L’educazione al sacerdozio dei giovani in seminario si fonda sulla vita vissuta insieme. La testimonianza del rettore della Casa di formazione.

Ogni anno, quando a settembre accogliamo i ragazzi che iniziano il cammino nella Fraternità, mi accorgo che la loro attesa è totalizzante. Non chiedono solo di ricevere degli insegnamenti per diventare sacerdoti. In loro c’è il desiderio di entrare in una nuova vita, di scoprire una casa che abbracci tutta la loro persona. Noi siamo chiamati ad accoglierli nella nostra casa, che è la vita della Fraternità.
Non mi è possibile pensare al compito di educatore in seminario senza pensare all’amicizia con gli altri preti con cui vivo. È la vita con loro il luogo in cui introdurre i ragazzi che Dio ci affida. Siamo chiamati a educare insieme.
Questo compito comune è qualcosa di molto concreto. Si tratta di momenti puntuali da cui nasce la proposta educativa per tutto il seminario. Momenti semplici, a volte leggeri e a volte più impegnativi. Penso alle riunioni con don Paolo, in cui riflettiamo sulla proposta da fare ai ragazzi. Ai lunghi dialoghi con don Nicolò e don Giovanni per giudicare insieme i dettagli della vita del seminario, o alle riflessioni con don Michael sugli studi dei seminaristi. Penso al caffè del mattino, dopo aver pregato insieme, quando vediamo cosa ci aspetta nella giornata, quali cose sono assolutamente da fare e quali, con molta pace, sappiamo già che non riusciremo ad affrontare.
Educare insieme, però, non significa solo avere momenti di decisione o di giudizio comune. Questi sono l’espressione di un’unità più profonda. Si può educare insieme solo se ci si concepisce al servizio di un’opera comune, più grande di sé. Per questo, il primo modo per educare i seminaristi è sostenerci nell’adesione sincera e totale alla vita della Fraternità, cui noi per primi siamo chiamati.

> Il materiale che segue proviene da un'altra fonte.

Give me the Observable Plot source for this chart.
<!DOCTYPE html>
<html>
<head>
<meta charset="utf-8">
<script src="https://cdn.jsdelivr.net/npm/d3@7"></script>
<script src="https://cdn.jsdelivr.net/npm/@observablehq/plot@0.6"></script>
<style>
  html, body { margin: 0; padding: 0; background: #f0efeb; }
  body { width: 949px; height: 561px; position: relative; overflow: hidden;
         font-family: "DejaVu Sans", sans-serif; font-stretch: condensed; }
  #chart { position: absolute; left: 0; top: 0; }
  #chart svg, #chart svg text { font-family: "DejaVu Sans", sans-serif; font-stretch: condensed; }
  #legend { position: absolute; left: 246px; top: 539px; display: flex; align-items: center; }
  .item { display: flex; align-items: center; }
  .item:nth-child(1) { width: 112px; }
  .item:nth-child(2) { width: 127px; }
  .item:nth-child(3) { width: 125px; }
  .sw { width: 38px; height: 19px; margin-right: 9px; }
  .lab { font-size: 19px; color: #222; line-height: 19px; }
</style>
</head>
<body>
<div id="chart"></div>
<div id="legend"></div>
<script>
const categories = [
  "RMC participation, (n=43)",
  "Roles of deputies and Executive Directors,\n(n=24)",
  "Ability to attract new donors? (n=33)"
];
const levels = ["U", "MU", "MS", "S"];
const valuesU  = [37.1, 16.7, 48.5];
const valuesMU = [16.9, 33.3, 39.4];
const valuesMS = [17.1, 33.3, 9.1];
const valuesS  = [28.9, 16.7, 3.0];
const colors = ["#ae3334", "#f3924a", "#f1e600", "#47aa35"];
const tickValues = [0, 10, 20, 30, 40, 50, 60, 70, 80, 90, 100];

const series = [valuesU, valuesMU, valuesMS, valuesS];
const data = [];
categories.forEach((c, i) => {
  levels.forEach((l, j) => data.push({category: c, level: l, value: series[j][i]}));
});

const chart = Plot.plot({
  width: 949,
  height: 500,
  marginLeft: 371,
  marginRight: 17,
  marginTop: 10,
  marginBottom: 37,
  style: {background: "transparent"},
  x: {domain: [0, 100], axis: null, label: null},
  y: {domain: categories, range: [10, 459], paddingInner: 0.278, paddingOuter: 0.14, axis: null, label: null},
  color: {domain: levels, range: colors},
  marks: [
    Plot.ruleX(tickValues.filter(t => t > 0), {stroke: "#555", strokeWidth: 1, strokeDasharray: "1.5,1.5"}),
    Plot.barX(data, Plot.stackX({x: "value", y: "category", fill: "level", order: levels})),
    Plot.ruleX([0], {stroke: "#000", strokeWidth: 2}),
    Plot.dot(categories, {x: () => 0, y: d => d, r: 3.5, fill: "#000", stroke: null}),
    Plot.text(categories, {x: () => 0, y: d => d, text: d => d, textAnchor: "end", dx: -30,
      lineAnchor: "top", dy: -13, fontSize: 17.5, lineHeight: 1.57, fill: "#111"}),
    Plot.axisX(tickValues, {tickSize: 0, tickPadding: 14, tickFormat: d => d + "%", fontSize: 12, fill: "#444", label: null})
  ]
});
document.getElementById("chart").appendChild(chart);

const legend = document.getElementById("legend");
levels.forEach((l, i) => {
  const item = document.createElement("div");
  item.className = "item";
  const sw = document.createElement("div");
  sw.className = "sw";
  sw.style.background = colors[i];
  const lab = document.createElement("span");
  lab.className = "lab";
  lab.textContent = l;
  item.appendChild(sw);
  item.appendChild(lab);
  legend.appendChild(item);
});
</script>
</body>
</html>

Accompagnare nel cammino della vocazione è un compito vertiginoso. La presenza di Paolo, di Nicolò, di Giovanni, di Michael mi ricorda che non sono io il contenuto dell’educazione dei seminaristi, che non porto me stesso. È una presenza imprescindibile, altrimenti i successi sarebbero solo motivo di orgoglio e gli sbagli dei macigni troppo grandi. Offriamo ai seminaristi ciò che ci è dato da vivere, che per grazia di Dio è più grande di noi stessi.
Don Giussani diceva che un prete deve essere innanzitutto un uomo. Un uomo realizzato, che ha scoperto in Cristo il compimento esaltante di tutta la propria umanità. La Fraternità è per noi il luogo dove riviviamo ogni giorno questa scoperta sulla nostra vita. Educare dei ragazzi al sacerdozio è allora condividere questa vita, accompagnarli, secondo i tempi di ciascuno, perché possano vivere anche loro la stessa sorpresa.

Nella foto, alcuni seminaristi durante un ritiro presso Monchio (Mo), luogo del martirio del beato Rolando Rivi.